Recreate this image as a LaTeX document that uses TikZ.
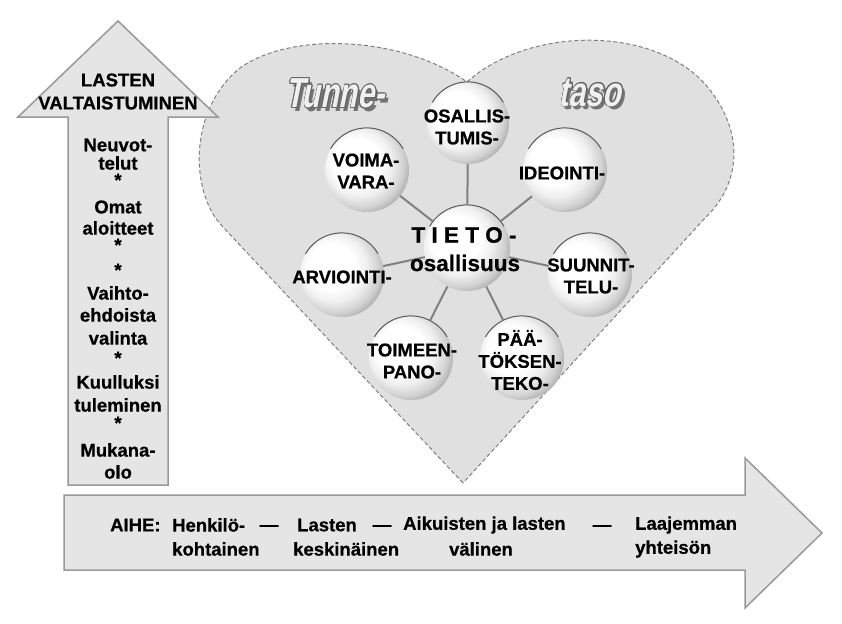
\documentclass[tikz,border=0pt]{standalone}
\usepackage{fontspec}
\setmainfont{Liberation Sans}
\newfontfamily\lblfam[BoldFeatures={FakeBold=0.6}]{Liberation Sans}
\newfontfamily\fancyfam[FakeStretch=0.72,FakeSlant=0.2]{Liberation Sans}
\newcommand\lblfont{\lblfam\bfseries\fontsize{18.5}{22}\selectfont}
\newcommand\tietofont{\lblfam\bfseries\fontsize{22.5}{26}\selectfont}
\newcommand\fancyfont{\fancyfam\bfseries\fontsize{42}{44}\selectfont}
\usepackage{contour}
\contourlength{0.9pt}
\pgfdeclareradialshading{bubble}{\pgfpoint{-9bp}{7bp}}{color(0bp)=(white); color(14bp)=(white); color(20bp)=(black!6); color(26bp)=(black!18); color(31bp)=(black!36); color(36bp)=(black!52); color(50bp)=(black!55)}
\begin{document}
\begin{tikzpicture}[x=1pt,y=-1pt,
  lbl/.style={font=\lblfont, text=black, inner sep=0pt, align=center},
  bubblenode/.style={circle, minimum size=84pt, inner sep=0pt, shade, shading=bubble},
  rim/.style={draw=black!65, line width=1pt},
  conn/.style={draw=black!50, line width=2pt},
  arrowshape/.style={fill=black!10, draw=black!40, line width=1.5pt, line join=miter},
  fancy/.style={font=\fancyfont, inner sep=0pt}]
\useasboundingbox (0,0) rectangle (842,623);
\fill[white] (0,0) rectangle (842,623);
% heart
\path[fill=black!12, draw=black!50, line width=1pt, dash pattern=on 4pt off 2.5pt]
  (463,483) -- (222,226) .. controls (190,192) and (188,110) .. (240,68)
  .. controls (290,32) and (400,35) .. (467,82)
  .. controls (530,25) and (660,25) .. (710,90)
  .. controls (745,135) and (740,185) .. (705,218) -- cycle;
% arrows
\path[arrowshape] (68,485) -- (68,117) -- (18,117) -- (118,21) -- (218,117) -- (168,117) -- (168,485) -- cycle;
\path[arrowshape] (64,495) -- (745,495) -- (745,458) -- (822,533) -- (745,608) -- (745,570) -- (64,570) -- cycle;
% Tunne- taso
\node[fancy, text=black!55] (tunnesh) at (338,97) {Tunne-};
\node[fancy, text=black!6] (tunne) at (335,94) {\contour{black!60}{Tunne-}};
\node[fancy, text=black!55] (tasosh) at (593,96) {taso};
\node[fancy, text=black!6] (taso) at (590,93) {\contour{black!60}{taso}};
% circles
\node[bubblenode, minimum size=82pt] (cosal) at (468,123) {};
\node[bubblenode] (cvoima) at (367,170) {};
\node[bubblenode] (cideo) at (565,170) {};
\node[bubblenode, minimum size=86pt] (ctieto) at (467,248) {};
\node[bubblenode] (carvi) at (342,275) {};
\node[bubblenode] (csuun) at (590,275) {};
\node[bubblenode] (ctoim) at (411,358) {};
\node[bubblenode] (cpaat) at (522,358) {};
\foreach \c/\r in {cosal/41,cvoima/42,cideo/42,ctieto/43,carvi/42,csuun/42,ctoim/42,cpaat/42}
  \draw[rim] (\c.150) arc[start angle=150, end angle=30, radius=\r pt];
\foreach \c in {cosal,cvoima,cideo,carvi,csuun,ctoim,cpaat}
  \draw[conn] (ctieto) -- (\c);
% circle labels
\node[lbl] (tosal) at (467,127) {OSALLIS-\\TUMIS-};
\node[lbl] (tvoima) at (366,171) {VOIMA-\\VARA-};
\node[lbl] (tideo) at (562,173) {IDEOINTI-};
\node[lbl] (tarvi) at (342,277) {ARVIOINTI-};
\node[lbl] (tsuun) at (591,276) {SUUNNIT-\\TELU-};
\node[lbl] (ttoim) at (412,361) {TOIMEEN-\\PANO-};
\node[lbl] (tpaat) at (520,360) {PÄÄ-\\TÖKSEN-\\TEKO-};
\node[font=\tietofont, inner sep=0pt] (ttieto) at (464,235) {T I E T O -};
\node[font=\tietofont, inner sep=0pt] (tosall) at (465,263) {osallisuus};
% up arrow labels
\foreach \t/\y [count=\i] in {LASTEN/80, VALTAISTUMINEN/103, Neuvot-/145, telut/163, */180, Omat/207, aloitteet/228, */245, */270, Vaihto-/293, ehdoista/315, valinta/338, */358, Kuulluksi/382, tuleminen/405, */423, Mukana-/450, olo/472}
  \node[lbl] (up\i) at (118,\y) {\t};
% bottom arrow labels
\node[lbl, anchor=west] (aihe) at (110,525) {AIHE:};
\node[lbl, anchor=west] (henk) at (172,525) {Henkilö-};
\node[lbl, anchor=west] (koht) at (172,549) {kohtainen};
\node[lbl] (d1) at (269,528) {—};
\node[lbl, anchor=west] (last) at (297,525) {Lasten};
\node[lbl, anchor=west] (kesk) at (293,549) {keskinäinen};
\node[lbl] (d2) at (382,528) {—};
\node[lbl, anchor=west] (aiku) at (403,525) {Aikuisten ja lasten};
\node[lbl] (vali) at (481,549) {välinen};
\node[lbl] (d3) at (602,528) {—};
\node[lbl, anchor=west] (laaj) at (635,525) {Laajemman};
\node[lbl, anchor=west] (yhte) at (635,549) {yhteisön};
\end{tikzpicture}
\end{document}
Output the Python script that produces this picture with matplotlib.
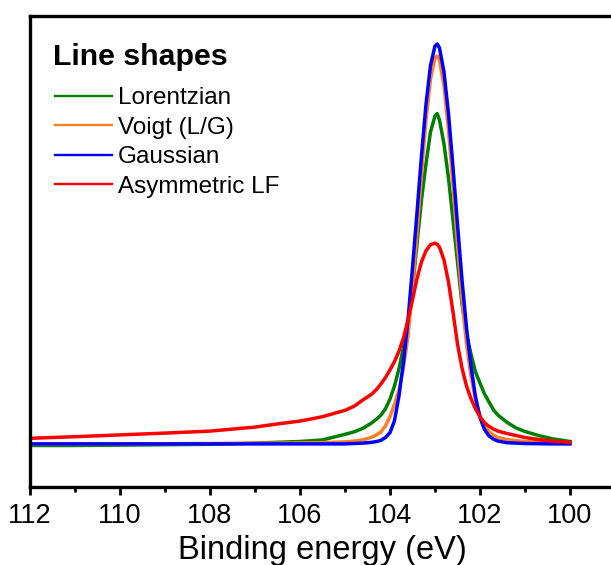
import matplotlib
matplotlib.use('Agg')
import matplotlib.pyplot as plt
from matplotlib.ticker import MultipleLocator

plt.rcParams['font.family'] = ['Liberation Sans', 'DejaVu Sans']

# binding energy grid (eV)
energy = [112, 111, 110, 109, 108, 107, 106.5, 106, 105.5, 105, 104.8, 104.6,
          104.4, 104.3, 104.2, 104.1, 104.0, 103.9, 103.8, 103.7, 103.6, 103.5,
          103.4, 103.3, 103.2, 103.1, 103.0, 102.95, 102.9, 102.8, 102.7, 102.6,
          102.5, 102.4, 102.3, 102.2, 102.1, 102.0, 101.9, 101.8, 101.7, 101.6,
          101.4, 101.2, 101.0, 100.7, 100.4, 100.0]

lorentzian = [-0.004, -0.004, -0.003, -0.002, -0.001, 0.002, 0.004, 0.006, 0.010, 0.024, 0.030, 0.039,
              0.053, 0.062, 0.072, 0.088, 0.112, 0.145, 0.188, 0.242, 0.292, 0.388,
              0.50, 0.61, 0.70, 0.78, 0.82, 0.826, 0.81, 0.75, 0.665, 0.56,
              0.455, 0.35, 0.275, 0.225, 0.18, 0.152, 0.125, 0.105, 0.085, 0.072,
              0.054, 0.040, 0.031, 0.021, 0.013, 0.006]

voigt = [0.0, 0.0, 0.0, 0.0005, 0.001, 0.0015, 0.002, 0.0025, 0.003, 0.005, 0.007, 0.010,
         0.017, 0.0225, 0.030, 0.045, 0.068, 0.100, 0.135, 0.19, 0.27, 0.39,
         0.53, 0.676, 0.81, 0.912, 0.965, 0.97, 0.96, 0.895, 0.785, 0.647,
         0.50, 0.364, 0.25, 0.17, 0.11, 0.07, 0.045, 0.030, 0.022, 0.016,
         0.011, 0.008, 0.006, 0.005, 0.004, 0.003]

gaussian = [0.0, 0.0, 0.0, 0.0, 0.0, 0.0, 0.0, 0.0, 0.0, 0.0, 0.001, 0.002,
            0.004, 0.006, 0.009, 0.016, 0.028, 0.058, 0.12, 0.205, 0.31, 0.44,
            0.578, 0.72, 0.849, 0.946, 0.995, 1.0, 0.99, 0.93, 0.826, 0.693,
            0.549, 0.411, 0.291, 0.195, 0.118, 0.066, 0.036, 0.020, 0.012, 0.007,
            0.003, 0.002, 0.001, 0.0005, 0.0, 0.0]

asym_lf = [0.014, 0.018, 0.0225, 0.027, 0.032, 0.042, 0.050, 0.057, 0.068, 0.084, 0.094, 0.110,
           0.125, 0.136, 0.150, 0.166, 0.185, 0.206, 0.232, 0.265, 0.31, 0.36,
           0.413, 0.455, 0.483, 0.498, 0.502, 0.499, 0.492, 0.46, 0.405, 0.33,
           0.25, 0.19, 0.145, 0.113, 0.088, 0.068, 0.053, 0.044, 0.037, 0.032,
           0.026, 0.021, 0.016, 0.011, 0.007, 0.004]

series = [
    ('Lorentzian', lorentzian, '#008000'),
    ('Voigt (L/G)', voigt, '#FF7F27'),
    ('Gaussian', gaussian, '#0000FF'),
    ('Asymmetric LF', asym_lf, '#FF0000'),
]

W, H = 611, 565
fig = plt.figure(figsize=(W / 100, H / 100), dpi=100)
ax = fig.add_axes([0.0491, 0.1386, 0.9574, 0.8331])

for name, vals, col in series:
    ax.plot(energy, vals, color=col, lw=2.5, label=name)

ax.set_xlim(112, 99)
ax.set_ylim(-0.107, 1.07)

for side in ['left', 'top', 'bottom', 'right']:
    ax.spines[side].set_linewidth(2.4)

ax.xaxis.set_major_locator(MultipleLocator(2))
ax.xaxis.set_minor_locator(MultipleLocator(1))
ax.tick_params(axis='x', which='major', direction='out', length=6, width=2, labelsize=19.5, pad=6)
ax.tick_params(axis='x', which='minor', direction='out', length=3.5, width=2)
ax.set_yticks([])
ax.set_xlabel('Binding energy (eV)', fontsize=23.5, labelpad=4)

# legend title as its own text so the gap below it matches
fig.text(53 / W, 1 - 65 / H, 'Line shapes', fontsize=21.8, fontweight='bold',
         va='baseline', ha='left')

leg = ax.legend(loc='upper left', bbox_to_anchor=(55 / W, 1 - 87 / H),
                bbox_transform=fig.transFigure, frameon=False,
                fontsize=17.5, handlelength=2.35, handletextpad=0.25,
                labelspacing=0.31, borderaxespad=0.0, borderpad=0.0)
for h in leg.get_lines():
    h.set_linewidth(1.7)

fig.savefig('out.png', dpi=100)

○ ○ ○

■ Exercise objective ■
Gather from the entries above all lines that include the string "this".

■ Written solution ■
Recreate this image as a LaTeX document that uses TikZ.
Output the Python script that produces this picture with matplotlib.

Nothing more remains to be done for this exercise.